Figure shows a charge array known as an electric quadrupole. For a point on the axis of the quadruple, obtain the dependence of potential on $r$ for $r/a > > 1$, and contrast your results with that due to an electric dipole, and an electric monopole (i.e., a single charge).

Answer 1

To solve this question, we need to use the formula for the potential at a point due to a point charge for calculating the potential due to all the four point charges. Then we have to make the comparison with the known formulas for the potential due to a dipole and a monopole.

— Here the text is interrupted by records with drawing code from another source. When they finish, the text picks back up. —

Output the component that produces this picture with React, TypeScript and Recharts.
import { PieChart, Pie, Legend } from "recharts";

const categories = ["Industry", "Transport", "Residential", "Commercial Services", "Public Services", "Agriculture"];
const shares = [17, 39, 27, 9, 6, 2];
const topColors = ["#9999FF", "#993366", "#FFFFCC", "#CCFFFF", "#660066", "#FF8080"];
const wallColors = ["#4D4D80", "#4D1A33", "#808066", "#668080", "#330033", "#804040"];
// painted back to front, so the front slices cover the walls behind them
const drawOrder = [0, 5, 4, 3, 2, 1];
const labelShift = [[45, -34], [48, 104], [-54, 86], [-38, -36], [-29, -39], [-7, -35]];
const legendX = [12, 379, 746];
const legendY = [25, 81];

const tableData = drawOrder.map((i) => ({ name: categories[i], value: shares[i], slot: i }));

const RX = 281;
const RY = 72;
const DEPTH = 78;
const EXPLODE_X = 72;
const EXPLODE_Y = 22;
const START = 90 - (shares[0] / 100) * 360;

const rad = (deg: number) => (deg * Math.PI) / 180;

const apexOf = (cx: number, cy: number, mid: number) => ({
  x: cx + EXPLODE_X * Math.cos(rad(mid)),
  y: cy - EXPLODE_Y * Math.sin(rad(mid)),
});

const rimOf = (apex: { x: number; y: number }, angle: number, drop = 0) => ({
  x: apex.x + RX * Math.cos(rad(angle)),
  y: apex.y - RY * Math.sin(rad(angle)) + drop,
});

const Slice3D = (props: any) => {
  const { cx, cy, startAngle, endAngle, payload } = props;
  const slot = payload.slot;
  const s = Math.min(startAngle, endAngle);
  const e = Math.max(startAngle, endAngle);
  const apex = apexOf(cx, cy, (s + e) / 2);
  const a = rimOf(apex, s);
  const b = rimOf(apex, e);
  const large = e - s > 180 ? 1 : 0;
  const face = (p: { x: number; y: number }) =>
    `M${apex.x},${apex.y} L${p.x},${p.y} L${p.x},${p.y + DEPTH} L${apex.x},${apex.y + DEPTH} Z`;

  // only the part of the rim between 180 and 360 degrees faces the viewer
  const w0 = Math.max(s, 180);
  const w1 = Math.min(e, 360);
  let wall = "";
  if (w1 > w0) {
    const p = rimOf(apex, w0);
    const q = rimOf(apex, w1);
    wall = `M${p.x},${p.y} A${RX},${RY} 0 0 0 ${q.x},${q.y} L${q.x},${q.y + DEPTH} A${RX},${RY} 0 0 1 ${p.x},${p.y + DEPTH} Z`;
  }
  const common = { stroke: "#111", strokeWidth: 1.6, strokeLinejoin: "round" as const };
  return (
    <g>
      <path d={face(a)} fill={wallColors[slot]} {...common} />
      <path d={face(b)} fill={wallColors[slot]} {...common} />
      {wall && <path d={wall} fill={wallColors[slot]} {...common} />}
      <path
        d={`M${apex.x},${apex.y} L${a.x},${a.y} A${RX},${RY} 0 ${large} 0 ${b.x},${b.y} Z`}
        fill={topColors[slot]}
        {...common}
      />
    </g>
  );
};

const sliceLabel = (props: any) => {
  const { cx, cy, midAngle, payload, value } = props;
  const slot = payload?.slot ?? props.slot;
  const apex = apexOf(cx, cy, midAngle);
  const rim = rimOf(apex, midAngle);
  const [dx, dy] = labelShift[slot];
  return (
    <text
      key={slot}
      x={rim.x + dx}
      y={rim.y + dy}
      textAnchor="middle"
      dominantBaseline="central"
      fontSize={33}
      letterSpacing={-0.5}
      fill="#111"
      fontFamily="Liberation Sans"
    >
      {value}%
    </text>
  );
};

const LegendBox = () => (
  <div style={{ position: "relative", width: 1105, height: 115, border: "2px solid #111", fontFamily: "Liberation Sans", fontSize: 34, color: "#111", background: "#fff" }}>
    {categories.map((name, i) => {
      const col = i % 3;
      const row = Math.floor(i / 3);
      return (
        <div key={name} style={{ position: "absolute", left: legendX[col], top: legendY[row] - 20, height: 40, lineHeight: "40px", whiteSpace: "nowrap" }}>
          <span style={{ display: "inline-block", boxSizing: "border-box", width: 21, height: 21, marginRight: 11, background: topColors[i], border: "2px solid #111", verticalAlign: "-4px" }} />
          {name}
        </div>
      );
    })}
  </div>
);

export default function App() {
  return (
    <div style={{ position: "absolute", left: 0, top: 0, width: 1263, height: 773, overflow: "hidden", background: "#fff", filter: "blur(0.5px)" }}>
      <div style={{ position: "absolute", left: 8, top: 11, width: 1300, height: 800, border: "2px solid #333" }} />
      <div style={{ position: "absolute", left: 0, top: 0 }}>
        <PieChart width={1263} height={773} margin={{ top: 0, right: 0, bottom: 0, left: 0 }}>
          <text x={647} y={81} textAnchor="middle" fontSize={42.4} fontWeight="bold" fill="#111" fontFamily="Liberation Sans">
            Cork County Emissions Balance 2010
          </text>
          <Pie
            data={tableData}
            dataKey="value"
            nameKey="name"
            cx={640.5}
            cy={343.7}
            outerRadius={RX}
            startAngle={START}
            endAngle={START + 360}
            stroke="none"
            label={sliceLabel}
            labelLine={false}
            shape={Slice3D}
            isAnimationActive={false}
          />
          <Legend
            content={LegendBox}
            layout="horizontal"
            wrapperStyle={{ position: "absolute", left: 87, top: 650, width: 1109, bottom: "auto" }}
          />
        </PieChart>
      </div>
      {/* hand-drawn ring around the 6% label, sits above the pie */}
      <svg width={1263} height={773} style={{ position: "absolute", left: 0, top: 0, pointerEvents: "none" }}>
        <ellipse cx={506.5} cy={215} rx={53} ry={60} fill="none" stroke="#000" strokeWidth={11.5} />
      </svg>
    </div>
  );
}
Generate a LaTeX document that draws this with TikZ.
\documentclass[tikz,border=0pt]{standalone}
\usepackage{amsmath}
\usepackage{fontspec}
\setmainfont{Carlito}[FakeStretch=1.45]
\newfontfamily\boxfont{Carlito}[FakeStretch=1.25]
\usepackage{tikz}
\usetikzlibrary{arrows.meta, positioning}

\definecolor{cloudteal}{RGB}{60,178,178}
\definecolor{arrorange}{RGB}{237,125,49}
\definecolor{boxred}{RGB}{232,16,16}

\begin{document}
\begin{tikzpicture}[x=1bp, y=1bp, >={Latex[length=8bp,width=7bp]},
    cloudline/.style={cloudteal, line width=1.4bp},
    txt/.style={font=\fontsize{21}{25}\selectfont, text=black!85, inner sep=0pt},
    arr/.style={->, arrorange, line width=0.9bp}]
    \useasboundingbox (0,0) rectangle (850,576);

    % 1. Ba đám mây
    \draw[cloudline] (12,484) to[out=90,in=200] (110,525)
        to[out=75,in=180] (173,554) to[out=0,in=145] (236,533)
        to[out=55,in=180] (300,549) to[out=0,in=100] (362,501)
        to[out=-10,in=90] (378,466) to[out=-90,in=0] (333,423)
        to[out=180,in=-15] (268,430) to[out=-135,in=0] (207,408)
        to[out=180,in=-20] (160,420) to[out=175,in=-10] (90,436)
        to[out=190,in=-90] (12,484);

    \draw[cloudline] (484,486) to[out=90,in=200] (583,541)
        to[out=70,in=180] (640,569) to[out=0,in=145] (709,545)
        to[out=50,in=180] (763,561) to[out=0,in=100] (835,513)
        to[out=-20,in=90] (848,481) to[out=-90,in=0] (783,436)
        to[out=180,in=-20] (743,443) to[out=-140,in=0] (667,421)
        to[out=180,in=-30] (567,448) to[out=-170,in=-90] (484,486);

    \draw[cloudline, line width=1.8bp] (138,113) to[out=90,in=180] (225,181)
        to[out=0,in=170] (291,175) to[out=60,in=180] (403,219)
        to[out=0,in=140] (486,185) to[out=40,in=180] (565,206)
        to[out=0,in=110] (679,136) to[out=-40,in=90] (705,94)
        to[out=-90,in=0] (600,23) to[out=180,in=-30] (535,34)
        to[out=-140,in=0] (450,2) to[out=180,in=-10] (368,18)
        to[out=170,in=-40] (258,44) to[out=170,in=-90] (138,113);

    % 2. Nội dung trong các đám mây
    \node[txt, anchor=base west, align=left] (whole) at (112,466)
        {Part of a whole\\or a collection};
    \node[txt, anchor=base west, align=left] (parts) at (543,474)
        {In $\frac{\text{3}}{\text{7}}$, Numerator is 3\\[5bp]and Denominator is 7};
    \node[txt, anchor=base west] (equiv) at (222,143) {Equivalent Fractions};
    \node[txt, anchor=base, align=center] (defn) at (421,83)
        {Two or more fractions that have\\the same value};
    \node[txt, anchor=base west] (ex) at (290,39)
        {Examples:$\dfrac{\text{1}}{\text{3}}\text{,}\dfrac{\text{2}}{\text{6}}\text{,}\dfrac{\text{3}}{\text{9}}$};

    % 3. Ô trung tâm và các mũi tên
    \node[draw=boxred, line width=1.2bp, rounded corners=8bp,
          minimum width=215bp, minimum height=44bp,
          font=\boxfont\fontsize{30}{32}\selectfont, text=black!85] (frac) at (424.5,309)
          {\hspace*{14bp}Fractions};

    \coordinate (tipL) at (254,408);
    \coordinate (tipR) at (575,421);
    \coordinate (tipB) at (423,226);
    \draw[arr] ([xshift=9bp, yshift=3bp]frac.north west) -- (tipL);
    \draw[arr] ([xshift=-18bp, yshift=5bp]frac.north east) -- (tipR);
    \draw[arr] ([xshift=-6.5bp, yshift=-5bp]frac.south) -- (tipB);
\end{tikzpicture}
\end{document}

Formula used: The formulae used in solving this question are given by
$V = \dfrac{{Kq}}{r}$, here $V$ is the potential due to a point charge $q$ at a distance of $r$.
$V = \dfrac{{Kp}}{{{r^2}}}$, here $V$ is the potential due to an electric dipole of dipole moment $p$ at an axial distance of $r$ from its centre.

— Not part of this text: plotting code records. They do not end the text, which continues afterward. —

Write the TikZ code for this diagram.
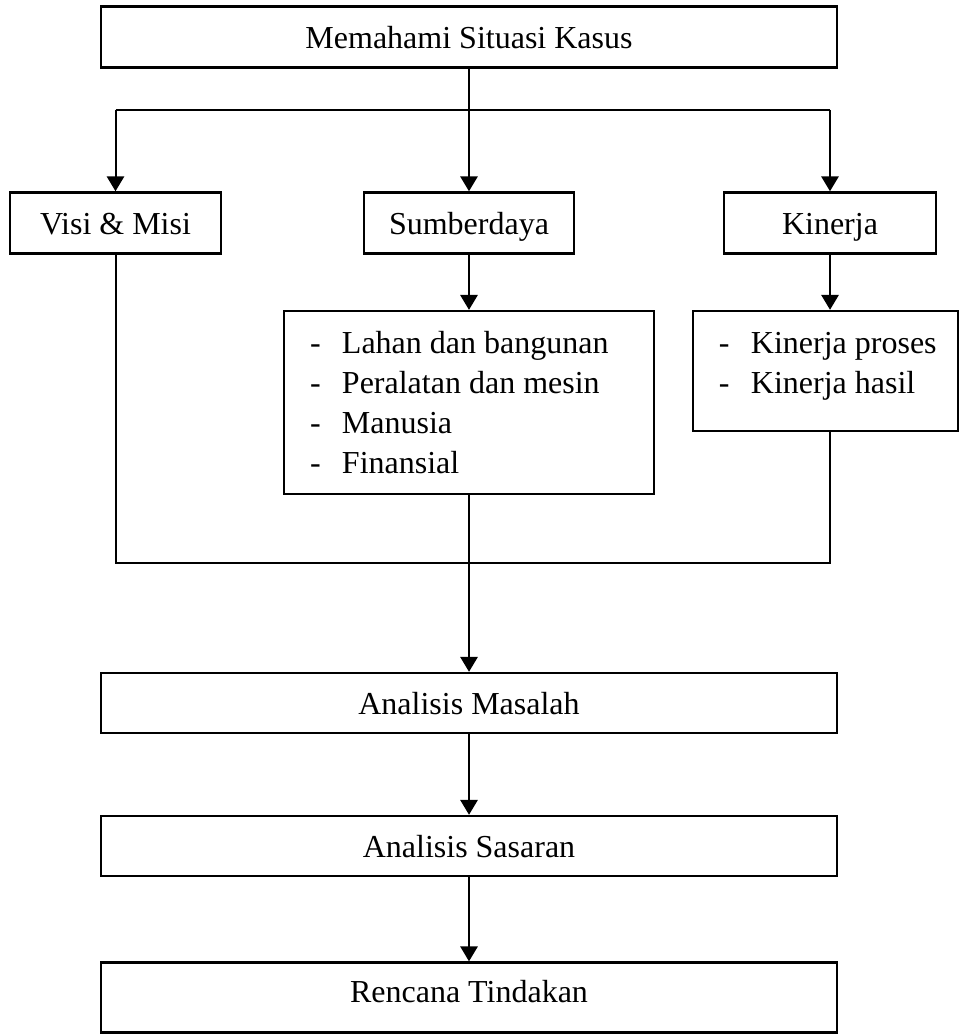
\documentclass[tikz,border=0pt]{standalone}
\usepackage{fontspec}
\setmainfont{Liberation Serif}
\usetikzlibrary{calc,arrows.meta}

\newcommand{\daftar}[3]{\parbox[c][#2][t]{#1}{\fontsize{12}{15}\selectfont\vspace*{5.25pt}#3}}
\newcommand{\butir}[1]{\hspace*{9.75pt}\makebox[12pt][l]{-}#1\strut\par}

\tikzset{
	bingkai/.style={draw, line width=0.9pt, inner sep=0pt, font=\fontsize{12}{14}\selectfont},
	kotak/.style={bingkai, minimum height=22.9pt, text height=9.7pt, text depth=1pt},
	garis/.style={line width=0.75pt},
	panah/.style={line width=0.75pt, -{Triangle[length=5.6pt,width=6.5pt]}}
}

\begin{document}
\begin{tikzpicture}[x=0.375pt, y=-0.375pt]
		\useasboundingbox (0,0) rectangle (960,1034);

		% Situasi
		\node[kotak, minimum width=276pt] (situasi) at (469,37) {Memahami Situasi Kasus};
		\coordinate (cabang) at (469,110);
		\draw[garis] (situasi.south) -- (cabang);

		% Visi, Sumberdaya, Kinerja
		\node[kotak, minimum width=79.1pt] (visi) at (115.5,223) {Visi \& Misi};
		\node[kotak, minimum width=78.75pt] (sumber) at (469,223) {Sumberdaya};
		\node[kotak, minimum width=79.5pt] (kinerja) at (830,223) {Kinerja};
		\draw[garis] (visi.north |- cabang) -- (kinerja.north |- cabang);
		\draw[panah] (visi.north |- cabang) -- (visi.north);
		\draw[panah] (cabang) -- (sumber.north);
		\draw[panah] (kinerja.north |- cabang) -- (kinerja.north);

		% Rincian
		\node[bingkai] (rincian) at (469,402.5) {\daftar{138.75pt}{68.6pt}{%
			\butir{Lahan dan bangunan}
			\butir{Peralatan dan mesin}
			\butir{Manusia}
			\butir{Finansial}}};
		\node[bingkai] (ukuran) at (825.5,371) {\daftar{99.4pt}{45pt}{%
			\butir{Kinerja proses}
			\butir{Kinerja hasil}}};
		\draw[panah] (sumber.south) -- (rincian.north);
		\draw[panah] (kinerja.south) -- (kinerja.south |- ukuran.north);

		% Gabungan
		\coordinate (gabung) at (469,563);
		\draw[garis] (visi.south) -- (visi.south |- gabung) -- (kinerja.south |- gabung) -- (kinerja.south |- ukuran.south);

		% Analisis
		\node[kotak, minimum width=276pt, minimum height=22.5pt] (masalah) at (469,703) {Analisis Masalah};
		\node[kotak, minimum width=276pt, minimum height=22.5pt] (sasaran) at (469,846) {Analisis Sasaran};
		\node[kotak, minimum width=276pt, minimum height=26.25pt, text height=7pt, text depth=3.6pt] (rencana) at (469,997.5) {Rencana Tindakan};
		\draw[panah] (rincian.south) -- (masalah.north);
		\draw[panah] (masalah.south) -- (sasaran.north);
		\draw[panah] (sasaran.south) -- (rencana.north);
	\end{tikzpicture}
\end{document}
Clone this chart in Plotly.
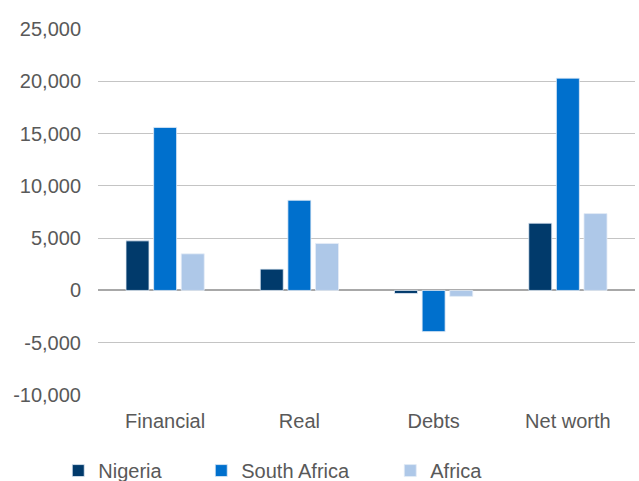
import plotly.graph_objects as go

# Categories and series
categories = ["Financial", "Real", "Debts", "Net worth"]
nigeria = [4740, 2040, -290, 6430]
south_africa = [15590, 8620, -3940, 20300]
africa = [3500, 4490, -570, 7350]

y_ticks = [-10000, -5000, 0, 5000, 10000, 15000, 20000, 25000]
y_labels = ["-10,000", "-5,000", "0", "5,000", "10,000", "15,000", "20,000", "25,000"]

COLORS = {
    "Nigeria": "#013A6B",
    "South Africa": "#0070CD",
    "Africa": "#AEC8E8",
    "grid": "#C4C4C4",
    "zero": "#A8A8A8",
    "font": "#595959",
}

# legend entry widths, so the gaps match the reference
LEGEND_W = {"Nigeria": 98, "South Africa": 144, "Africa": 60}

fig = go.Figure()
for name, vals in [("Nigeria", nigeria), ("South Africa", south_africa), ("Africa", africa)]:
    fig.add_trace(go.Bar(
        x=categories, y=vals, name=name,
        marker=dict(color=COLORS[name], line=dict(color="#E4ECF6", width=0.8)),
        legendwidth=LEGEND_W[name],
    ))

fig.update_layout(
    width=639, height=481,
    paper_bgcolor="white", plot_bgcolor="white",
    font=dict(family="Liberation Sans, Arial, sans-serif", size=20, color=COLORS["font"]),
    margin=dict(l=98, r=4, t=29, b=86, autoexpand=False),
    barmode="group",
    bargap=0.383,
    bargroupgap=0.167,
    showlegend=True,
    legend=dict(
        orientation="h", x=-0.074, xanchor="left", y=-0.2065, yanchor="middle",
        font=dict(size=20, color=COLORS["font"]),
        itemwidth=30, tracegroupgap=0,
    ),
    xaxis=dict(showgrid=False, showline=False, ticks="", ticklabelstandoff=12),
    yaxis=dict(
        range=[-10000, 25000], tickvals=y_ticks, ticktext=y_labels,
        showgrid=True, gridcolor=COLORS["grid"], gridwidth=1,
        zeroline=True, zerolinecolor=COLORS["zero"], zerolinewidth=1.5,
        ticks="", ticklabelstandoff=16,
    ),
)

fig.write_html("out.html", config={"displayModeBar": False},
               post_script="document.body.style.margin='0';")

Complete step by step answer
Let us label the points as shown in the figure below.

Since both the charges $- q$ and $- q$ at the point B, we can say that a total charge of $- 2q$ is present at B. So we can redraw the above figure as

We can observe from the above figure that $AP = r + a$, $BP = r$, and $CP = r - a$.
We know that the potential due to a point charge is given by
$\Rightarrow V = \dfrac{{Kq}}{r}$ …………………….(1)
So the potential at the point P due to the charge at A is
$\Rightarrow {V_A} = \dfrac{{Kq}}{{AP}}$
$\Rightarrow {V_A} = \dfrac{{Kq}}{{r + a}}$ …………………….(2)
Similarly, the potential due to the charges at B and C at P are respectively,
$\Rightarrow {V_B} = \dfrac{{ - 2Kq}}{r}$ …………………….(3)
$\Rightarrow {V_C} = \dfrac{{Kq}}{{r - a}}$ …………………….(4)
So the net potential at the point P is
$\Rightarrow V = {V_A} + {V_B} + {V_C}$
From (2) (3) and (4) we have
$\Rightarrow V = \dfrac{{Kq}}{{r + a}} + \dfrac{{ - 2Kq}}{r} + \dfrac{{Kq}}{{r - a}}$
Taking $Kq$ common, we get
$\Rightarrow V = Kq\left( {\dfrac{1}{{r + a}} - \dfrac{2}{r} + \dfrac{1}{{r - a}}} \right)$
Taking the LCM we have
$\Rightarrow V = Kq\left( {\dfrac{{r\left( {r - a} \right) - 2\left( {r + a} \right)\left( {r - a} \right) + r\left( {r + a} \right)}}{{\left( {r + a} \right)r\left( {r - a} \right)}}} \right)$
$\Rightarrow V = Kq\left( {\dfrac{{{r^2} - ar - 2{r^2} + 2{a^2} + {r^2} + ar}}{{\left( {r + a} \right)r\left( {r - a} \right)}}} \right)$
On simplifying, we get
$\Rightarrow V = Kq\left( {\dfrac{{2{a^2}}}{{\left( {r + a} \right)r\left( {r - a} \right)}}} \right)$
$\Rightarrow V = \dfrac{{2Kq{a^2}}}{{r\left( {{r^2} - {a^2}} \right)}}$
Taking ${r^2}$ common from the denominator, we have
$\Rightarrow V = \dfrac{{2Kq{a^2}}}{{{r^3}\left( {1 - {a^2}/{r^2}} \right)}}$
According to the question, $r/a > > 1$. This means ${a^2}/{r^2} \approx 0$. So from above we get
$\Rightarrow V = \dfrac{{2Kq{a^2}}}{{{r^3}}}$
This is the potential due to the electric quadrupole.
$\Rightarrow V \propto \dfrac{1}{{{r^3}}}$
Also we know that for an electric dipole, the axial potential is given by
$\Rightarrow V = \dfrac{{Kp}}{{{r^2}}}$
So that
$\Rightarrow V \propto \dfrac{1}{{{r^2}}}$
Finally, the potential due to a point charge is given by
$\Rightarrow V = \dfrac{{Kq}}{r}$
This means that
$\Rightarrow V \propto \dfrac{1}{r}$
Hence, the potential due to a monopole, a dipole, and a quadruple is inversely proportional to the first, second and third power of distance respectively.

Note
We could also divide the given quadruple into two adjacent dipoles and apply the formula of the electric potential for both of the dipoles at the point P. Then on adding these two potentials we will get the required value of the net potential at the point.